Microsoft Seeks Extension in Java Ruling

Microsoft Corp. has asked a U.S. district court to give it more time to comply with a preliminary injunction that gave it 90 days to make changes to its products that use Java technology, a Microsoft spokesman confirmed late today.

Microsoft this week filed three motions with the U.S. District Court in San Jose, Northern District of California, where Sun Microsystems Inc. is suing the software maker for allegedly breaching its Java licensing contract, Sun and Microsoft officials said.

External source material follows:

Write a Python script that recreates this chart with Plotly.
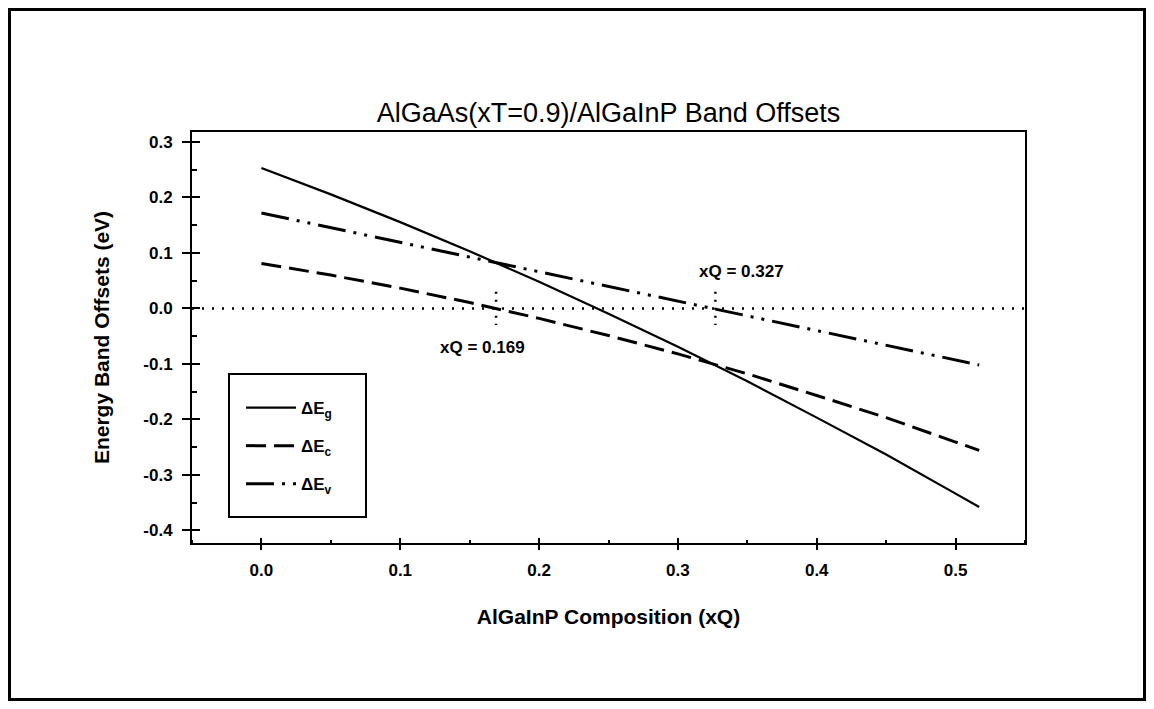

One of the motions asks the court to give it 120 days to comply with the order on some of its products, and requests a 90 day extension for other products, according to Sun spokeswoman Lisa Poulson. The motion is accompanied by declarations from PC manufacturers describing the time it takes to get updated technology into certain distribution channels, Poulson said.

Microsoft spokesman Jim Cullinan said the motion asking for more time was filed under seal with the court, and should not have been discussed publicly by Sun. He declined to say which products Microsoft needs more time to make the changes to.

U.S. District Court Judge Ronald Whyte, in awarding Sun the preliminary injunction last month, said he would extend the 90 day period if Microsoft could show good cause.

A second motion asks for an expedited hearing on Microsoft's request for extra time. Microsoft asked the court to grant it a hearing Jan. 8, 1999, Cullinan confirmed.

"We need a chance to explain the timeline by which we are moving here," Cullinan said. "Microsoft has shipped thousands of products that are affected by this order and we are moving to comply as quickly as we can."

A third motion asks the court to clarify or modify the injunction so that it won't keep Microsoft from distributing "independently developed" technology, Poulson and Cullinan said. This motion refers to Java products made by Microsoft that do not include Java source code from Sun, Cullinan said.

Cullinan declined to say whether Microsoft currently has Java products that do not include Sun source code, but said the company wants to keep that option open for the future, Cullinan said.